A fall dinner with family and friends brought this savory chili to the table tonight. There was lots to talk about as we spent the evening catching up on all the new changes Fall has brought but this chili was not overlooked. Hmmmm….it was delicious and incredibly hearty with such simple whole food ingredients.
The flavors come together in perfect harmony of sweet, spicy and savory all at once. The cornbread cake recipe included is Ahhhmazing! Give it a try!
Sweet Potato Chili
- 1 T vegetable oil
- 4-6 cloves of garlic, minced
- 2 cups diced onion
- 4 cups peeled and cubed sweet potato
- 2 zucchini. diced
- 2 cans black beans
- 2 cans red kidney beans
- 6-8 fresh tomatoes, diced (you can use canned if you prefer)
- 2 cups corn (I used frozen)
- 1 T cilantro, chopped
- 2 T chili powder
- 2 tsp cumin
- 2 tsp salt
- 2 tsp cayenne
- 1 1/2 cup water
Over medium heat, add oil to a dutch oven or soup pot. Once oil is warm, add onion and garlic. Cook for 5-7 minutes.
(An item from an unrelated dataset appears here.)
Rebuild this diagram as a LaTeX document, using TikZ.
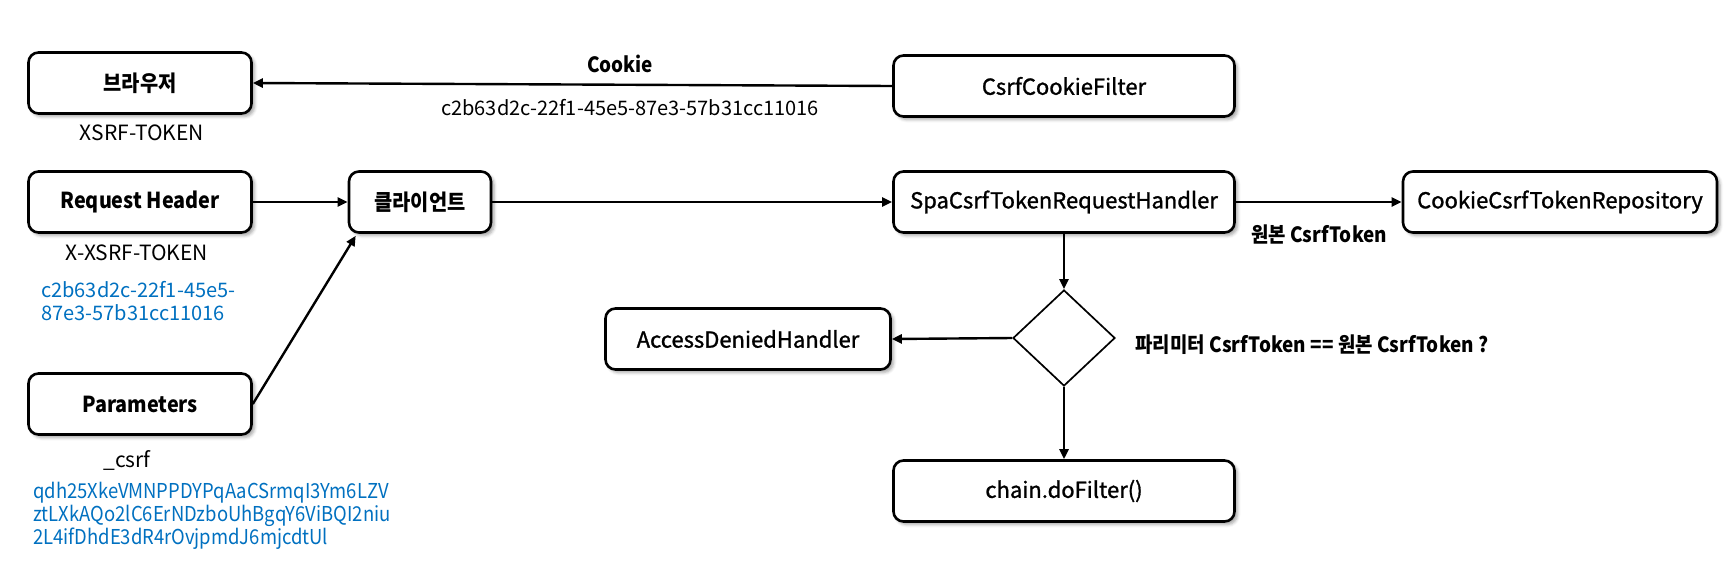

Then, add remaining ingredients and cover pot. Simmer for 1 hour or more, stirring frequently.
Cornbread Cakes
Sweetened by agave, these little pieces of cornbread taste more like cake then bread. Heavenly!
- Baking spray or oil
- 1 cup cornmeal
- 1 cup whole-wheat pastry flour (I used Bob’s Red Mill)
- 1 teaspoon baking soda
- 1 teaspoon salt
- 1 cup applesauce
- 1 cup almond milk
- 1/2 cup agave nectar
- 2 tablespoons vegetable oil
Spray or grease mini loaf pans, muffin pan or an 8×8 pan.
Preheat oven to 350F.
Mix all ingredients together and stir until fully incorporated. Pour into desired pan and bake for 18-20 minutes or until springy (not mushy) to touch.